→ Source records:
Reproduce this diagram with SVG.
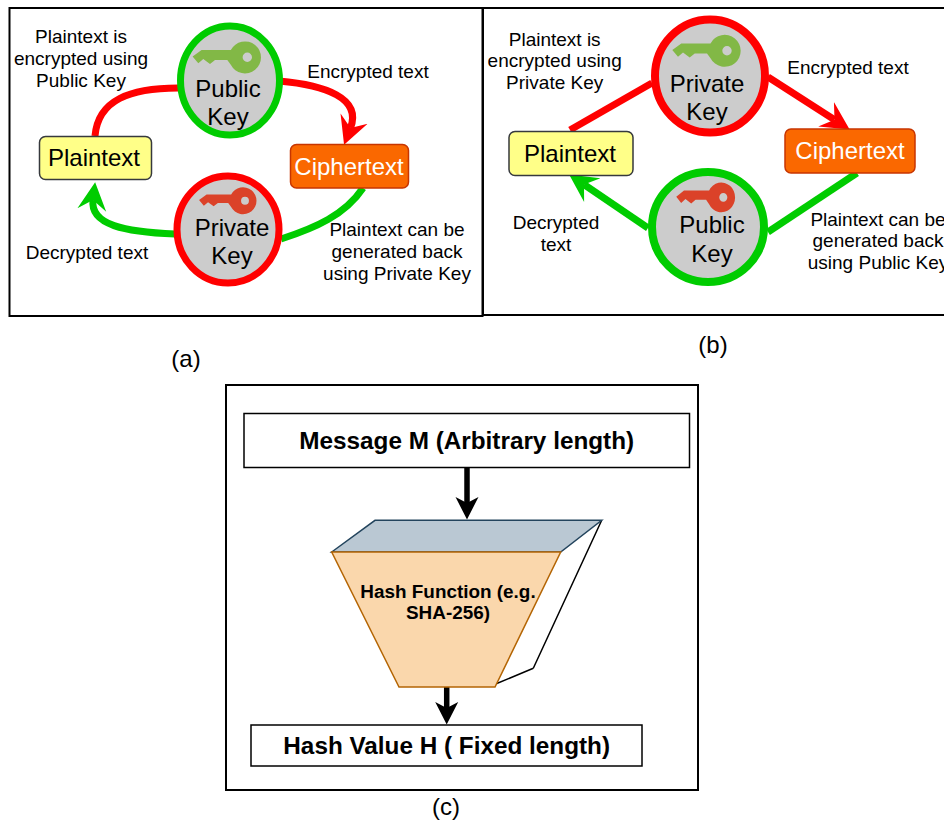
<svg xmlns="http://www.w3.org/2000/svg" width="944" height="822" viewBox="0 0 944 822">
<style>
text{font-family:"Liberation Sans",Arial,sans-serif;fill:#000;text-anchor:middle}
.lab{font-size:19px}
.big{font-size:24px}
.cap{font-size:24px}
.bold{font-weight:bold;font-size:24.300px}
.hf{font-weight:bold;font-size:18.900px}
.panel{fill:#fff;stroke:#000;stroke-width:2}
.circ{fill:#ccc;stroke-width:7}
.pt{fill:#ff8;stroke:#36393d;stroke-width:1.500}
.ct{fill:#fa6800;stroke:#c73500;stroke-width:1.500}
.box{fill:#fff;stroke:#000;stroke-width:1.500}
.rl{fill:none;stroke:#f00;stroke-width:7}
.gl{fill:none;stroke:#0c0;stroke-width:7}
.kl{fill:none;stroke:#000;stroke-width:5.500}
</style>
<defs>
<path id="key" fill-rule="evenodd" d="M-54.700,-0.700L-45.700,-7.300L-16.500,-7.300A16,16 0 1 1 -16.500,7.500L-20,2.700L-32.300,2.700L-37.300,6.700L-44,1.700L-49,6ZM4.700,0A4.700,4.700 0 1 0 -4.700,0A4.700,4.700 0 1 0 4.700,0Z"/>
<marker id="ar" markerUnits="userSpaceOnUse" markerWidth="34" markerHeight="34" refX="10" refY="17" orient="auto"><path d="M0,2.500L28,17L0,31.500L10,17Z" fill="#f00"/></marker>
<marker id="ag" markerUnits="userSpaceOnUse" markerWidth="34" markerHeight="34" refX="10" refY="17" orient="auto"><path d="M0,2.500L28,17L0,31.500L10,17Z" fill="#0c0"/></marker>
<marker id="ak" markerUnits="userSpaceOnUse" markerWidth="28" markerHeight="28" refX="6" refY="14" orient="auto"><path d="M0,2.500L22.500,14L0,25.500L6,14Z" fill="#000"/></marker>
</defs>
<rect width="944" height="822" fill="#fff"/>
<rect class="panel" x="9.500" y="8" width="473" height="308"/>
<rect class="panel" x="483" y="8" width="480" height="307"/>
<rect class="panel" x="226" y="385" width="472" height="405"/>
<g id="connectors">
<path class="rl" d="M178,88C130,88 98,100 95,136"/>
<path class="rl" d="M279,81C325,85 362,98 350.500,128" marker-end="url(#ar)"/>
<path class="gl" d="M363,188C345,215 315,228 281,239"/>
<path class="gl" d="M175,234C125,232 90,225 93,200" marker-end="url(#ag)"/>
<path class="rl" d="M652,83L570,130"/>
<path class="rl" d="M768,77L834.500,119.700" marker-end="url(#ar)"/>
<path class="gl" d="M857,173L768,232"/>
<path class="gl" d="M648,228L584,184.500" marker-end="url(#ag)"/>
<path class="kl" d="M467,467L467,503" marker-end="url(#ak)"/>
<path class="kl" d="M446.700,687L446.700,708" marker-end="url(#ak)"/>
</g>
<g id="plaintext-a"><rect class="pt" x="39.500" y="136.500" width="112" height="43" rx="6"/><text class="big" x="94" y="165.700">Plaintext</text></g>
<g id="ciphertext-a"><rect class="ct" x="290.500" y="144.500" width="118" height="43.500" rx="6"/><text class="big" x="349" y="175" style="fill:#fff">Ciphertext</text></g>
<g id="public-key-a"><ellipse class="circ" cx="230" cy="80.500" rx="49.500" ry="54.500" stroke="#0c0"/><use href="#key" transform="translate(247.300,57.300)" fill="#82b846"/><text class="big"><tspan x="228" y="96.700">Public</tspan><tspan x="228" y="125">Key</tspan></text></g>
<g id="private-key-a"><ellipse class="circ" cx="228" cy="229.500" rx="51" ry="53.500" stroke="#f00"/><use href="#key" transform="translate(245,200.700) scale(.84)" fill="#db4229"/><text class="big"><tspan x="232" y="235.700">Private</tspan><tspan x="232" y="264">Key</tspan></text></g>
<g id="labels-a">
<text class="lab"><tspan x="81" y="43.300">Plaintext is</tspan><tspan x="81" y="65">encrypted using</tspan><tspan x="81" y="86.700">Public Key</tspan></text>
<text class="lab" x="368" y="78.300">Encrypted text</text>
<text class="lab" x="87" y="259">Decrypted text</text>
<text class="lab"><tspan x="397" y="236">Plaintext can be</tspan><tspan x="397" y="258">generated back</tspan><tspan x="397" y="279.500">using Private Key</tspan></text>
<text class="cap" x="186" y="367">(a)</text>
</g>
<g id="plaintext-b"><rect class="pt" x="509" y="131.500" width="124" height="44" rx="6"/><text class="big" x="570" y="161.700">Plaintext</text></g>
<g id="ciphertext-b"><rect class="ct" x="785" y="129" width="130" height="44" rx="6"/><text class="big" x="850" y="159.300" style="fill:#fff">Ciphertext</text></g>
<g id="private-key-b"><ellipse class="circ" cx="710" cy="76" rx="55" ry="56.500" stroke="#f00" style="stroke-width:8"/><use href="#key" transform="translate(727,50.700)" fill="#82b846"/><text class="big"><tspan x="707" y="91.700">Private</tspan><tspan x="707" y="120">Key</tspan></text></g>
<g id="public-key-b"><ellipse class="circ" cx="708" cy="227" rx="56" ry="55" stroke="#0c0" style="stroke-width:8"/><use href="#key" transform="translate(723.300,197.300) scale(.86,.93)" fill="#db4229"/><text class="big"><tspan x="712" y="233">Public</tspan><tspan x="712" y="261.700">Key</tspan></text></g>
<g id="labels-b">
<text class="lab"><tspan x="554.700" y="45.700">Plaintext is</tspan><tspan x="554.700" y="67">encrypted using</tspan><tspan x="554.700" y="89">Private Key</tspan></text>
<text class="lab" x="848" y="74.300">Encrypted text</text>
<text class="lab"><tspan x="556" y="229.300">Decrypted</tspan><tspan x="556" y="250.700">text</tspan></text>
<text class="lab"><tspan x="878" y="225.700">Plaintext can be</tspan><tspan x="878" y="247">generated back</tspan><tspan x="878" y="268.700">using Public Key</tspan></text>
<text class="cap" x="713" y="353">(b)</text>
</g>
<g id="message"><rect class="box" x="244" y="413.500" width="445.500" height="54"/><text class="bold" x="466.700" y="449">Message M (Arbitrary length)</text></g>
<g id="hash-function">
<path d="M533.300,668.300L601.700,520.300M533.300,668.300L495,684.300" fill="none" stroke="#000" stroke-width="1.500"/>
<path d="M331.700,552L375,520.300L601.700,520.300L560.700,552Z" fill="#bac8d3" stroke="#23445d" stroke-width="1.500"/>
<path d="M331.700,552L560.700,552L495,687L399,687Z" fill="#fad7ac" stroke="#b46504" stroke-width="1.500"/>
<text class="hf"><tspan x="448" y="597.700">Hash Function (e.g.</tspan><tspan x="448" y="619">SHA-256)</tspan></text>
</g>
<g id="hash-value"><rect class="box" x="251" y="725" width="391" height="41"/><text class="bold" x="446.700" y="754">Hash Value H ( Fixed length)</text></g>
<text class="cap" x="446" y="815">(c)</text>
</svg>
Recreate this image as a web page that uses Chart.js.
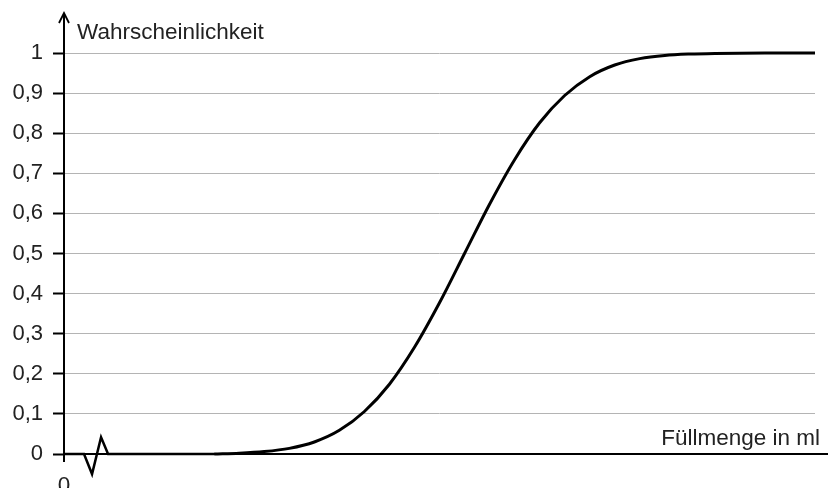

→ Given exercise:
Send back the data above word for word, with the pictures left out.

→ Task result:
Reproduce this diagram with SVG.
<svg xmlns="http://www.w3.org/2000/svg" width="944" height="822" viewBox="0 0 944 822">
<style>
text{font-family:"Liberation Sans",Arial,sans-serif;fill:#000;text-anchor:middle}
.lab{font-size:19px}
.big{font-size:24px}
.cap{font-size:24px}
.bold{font-weight:bold;font-size:24.300px}
.hf{font-weight:bold;font-size:18.900px}
.panel{fill:#fff;stroke:#000;stroke-width:2}
.circ{fill:#ccc;stroke-width:7}
.pt{fill:#ff8;stroke:#36393d;stroke-width:1.500}
.ct{fill:#fa6800;stroke:#c73500;stroke-width:1.500}
.box{fill:#fff;stroke:#000;stroke-width:1.500}
.rl{fill:none;stroke:#f00;stroke-width:7}
.gl{fill:none;stroke:#0c0;stroke-width:7}
.kl{fill:none;stroke:#000;stroke-width:5.500}
</style>
<defs>
<path id="key" fill-rule="evenodd" d="M-54.700,-0.700L-45.700,-7.300L-16.500,-7.300A16,16 0 1 1 -16.500,7.500L-20,2.700L-32.300,2.700L-37.300,6.700L-44,1.700L-49,6ZM4.700,0A4.700,4.700 0 1 0 -4.700,0A4.700,4.700 0 1 0 4.700,0Z"/>
<marker id="ar" markerUnits="userSpaceOnUse" markerWidth="34" markerHeight="34" refX="10" refY="17" orient="auto"><path d="M0,2.500L28,17L0,31.500L10,17Z" fill="#f00"/></marker>
<marker id="ag" markerUnits="userSpaceOnUse" markerWidth="34" markerHeight="34" refX="10" refY="17" orient="auto"><path d="M0,2.500L28,17L0,31.500L10,17Z" fill="#0c0"/></marker>
<marker id="ak" markerUnits="userSpaceOnUse" markerWidth="28" markerHeight="28" refX="6" refY="14" orient="auto"><path d="M0,2.500L22.500,14L0,25.500L6,14Z" fill="#000"/></marker>
</defs>
<rect width="944" height="822" fill="#fff"/>
<rect class="panel" x="9.500" y="8" width="473" height="308"/>
<rect class="panel" x="483" y="8" width="480" height="307"/>
<rect class="panel" x="226" y="385" width="472" height="405"/>
<g id="connectors">
<path class="rl" d="M178,88C130,88 98,100 95,136"/>
<path class="rl" d="M279,81C325,85 362,98 350.500,128" marker-end="url(#ar)"/>
<path class="gl" d="M363,188C345,215 315,228 281,239"/>
<path class="gl" d="M175,234C125,232 90,225 93,200" marker-end="url(#ag)"/>
<path class="rl" d="M652,83L570,130"/>
<path class="rl" d="M768,77L834.500,119.700" marker-end="url(#ar)"/>
<path class="gl" d="M857,173L768,232"/>
<path class="gl" d="M648,228L584,184.500" marker-end="url(#ag)"/>
<path class="kl" d="M467,467L467,503" marker-end="url(#ak)"/>
<path class="kl" d="M446.700,687L446.700,708" marker-end="url(#ak)"/>
</g>
<g id="plaintext-a"><rect class="pt" x="39.500" y="136.500" width="112" height="43" rx="6"/><text class="big" x="94" y="165.700">Plaintext</text></g>
<g id="ciphertext-a"><rect class="ct" x="290.500" y="144.500" width="118" height="43.500" rx="6"/><text class="big" x="349" y="175" style="fill:#fff">Ciphertext</text></g>
<g id="public-key-a"><ellipse class="circ" cx="230" cy="80.500" rx="49.500" ry="54.500" stroke="#0c0"/><use href="#key" transform="translate(247.300,57.300)" fill="#82b846"/><text class="big"><tspan x="228" y="96.700">Public</tspan><tspan x="228" y="125">Key</tspan></text></g>
<g id="private-key-a"><ellipse class="circ" cx="228" cy="229.500" rx="51" ry="53.500" stroke="#f00"/><use href="#key" transform="translate(245,200.700) scale(.84)" fill="#db4229"/><text class="big"><tspan x="232" y="235.700">Private</tspan><tspan x="232" y="264">Key</tspan></text></g>
<g id="labels-a">
<text class="lab"><tspan x="81" y="43.300">Plaintext is</tspan><tspan x="81" y="65">encrypted using</tspan><tspan x="81" y="86.700">Public Key</tspan></text>
<text class="lab" x="368" y="78.300">Encrypted text</text>
<text class="lab" x="87" y="259">Decrypted text</text>
<text class="lab"><tspan x="397" y="236">Plaintext can be</tspan><tspan x="397" y="258">generated back</tspan><tspan x="397" y="279.500">using Private Key</tspan></text>
<text class="cap" x="186" y="367">(a)</text>
</g>
<g id="plaintext-b"><rect class="pt" x="509" y="131.500" width="124" height="44" rx="6"/><text class="big" x="570" y="161.700">Plaintext</text></g>
<g id="ciphertext-b"><rect class="ct" x="785" y="129" width="130" height="44" rx="6"/><text class="big" x="850" y="159.300" style="fill:#fff">Ciphertext</text></g>
<g id="private-key-b"><ellipse class="circ" cx="710" cy="76" rx="55" ry="56.500" stroke="#f00" style="stroke-width:8"/><use href="#key" transform="translate(727,50.700)" fill="#82b846"/><text class="big"><tspan x="707" y="91.700">Private</tspan><tspan x="707" y="120">Key</tspan></text></g>
<g id="public-key-b"><ellipse class="circ" cx="708" cy="227" rx="56" ry="55" stroke="#0c0" style="stroke-width:8"/><use href="#key" transform="translate(723.300,197.300) scale(.86,.93)" fill="#db4229"/><text class="big"><tspan x="712" y="233">Public</tspan><tspan x="712" y="261.700">Key</tspan></text></g>
<g id="labels-b">
<text class="lab"><tspan x="554.700" y="45.700">Plaintext is</tspan><tspan x="554.700" y="67">encrypted using</tspan><tspan x="554.700" y="89">Private Key</tspan></text>
<text class="lab" x="848" y="74.300">Encrypted text</text>
<text class="lab"><tspan x="556" y="229.300">Decrypted</tspan><tspan x="556" y="250.700">text</tspan></text>
<text class="lab"><tspan x="878" y="225.700">Plaintext can be</tspan><tspan x="878" y="247">generated back</tspan><tspan x="878" y="268.700">using Public Key</tspan></text>
<text class="cap" x="713" y="353">(b)</text>
</g>
<g id="message"><rect class="box" x="244" y="413.500" width="445.500" height="54"/><text class="bold" x="466.700" y="449">Message M (Arbitrary length)</text></g>
<g id="hash-function">
<path d="M533.300,668.300L601.700,520.300M533.300,668.300L495,684.300" fill="none" stroke="#000" stroke-width="1.500"/>
<path d="M331.700,552L375,520.300L601.700,520.300L560.700,552Z" fill="#bac8d3" stroke="#23445d" stroke-width="1.500"/>
<path d="M331.700,552L560.700,552L495,687L399,687Z" fill="#fad7ac" stroke="#b46504" stroke-width="1.500"/>
<text class="hf"><tspan x="448" y="597.700">Hash Function (e.g.</tspan><tspan x="448" y="619">SHA-256)</tspan></text>
</g>
<g id="hash-value"><rect class="box" x="251" y="725" width="391" height="41"/><text class="bold" x="446.700" y="754">Hash Value H ( Fixed length)</text></g>
<text class="cap" x="446" y="815">(c)</text>
</svg>
Recreate this image as a web page that uses Chart.js.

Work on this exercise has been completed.